Right next to my apartment building is a crosswalk that crosses a fairly busy street. The crosswalk is well-marked, and it has a sign in the median specifically stating that stopping for pedestrians is required by law. In the time I've lived here I've nearly been hit by cars several times on this crosswalk, and I've witnessed countless people almost get hit here as well. Once I saw a pedestrian yell at the driver, and the driver yelled back that they didn't have to stop because "I don't have a stop sign".
I noticed recently that the city installed a flock camera pointed directly at this crosswalk, and while I'm generally opposed to this kind of surveillance, and I wish they would implement other measures to make this safer, I really would love nothing more than for drivers speeding through here and not stopping for pedestrians to get ticketed. It's unclear still whether that's actually happening (and not that it matters once you're dead), but I'm finding myself empathizing with the argument for more surveillance for the first time in my life.

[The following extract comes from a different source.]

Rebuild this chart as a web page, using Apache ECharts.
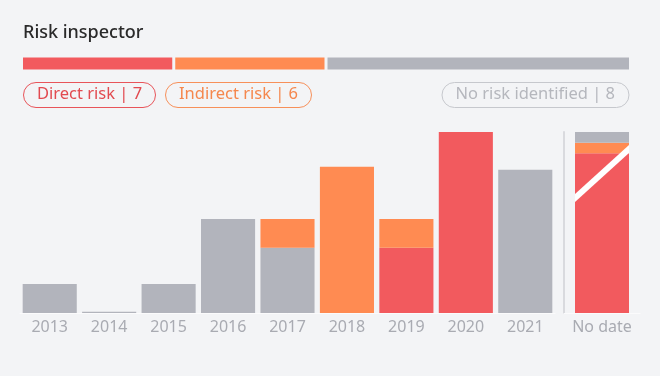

I wish opponents would realize this more - that there are very legitimate use-cases for stuff like this, to be actually helpful and used to improve society.
What I wish proponents would accept is that it won't just be used for those use-cases.
It's not an easy situation, especially when you consider the myriad other issues that feed into this.
Unfortunately, as much as I empathize with your position, as long as there is so much potential for abuse, and so long as trust in public institutions continues to erode, I cannot support stuff like this.
In Shanghai there's lots of strobe lights on major intersections to presumably take clean license plate pictures of people driving against traffic after an illegal turn. Pretty plausible it significantly increases compliance.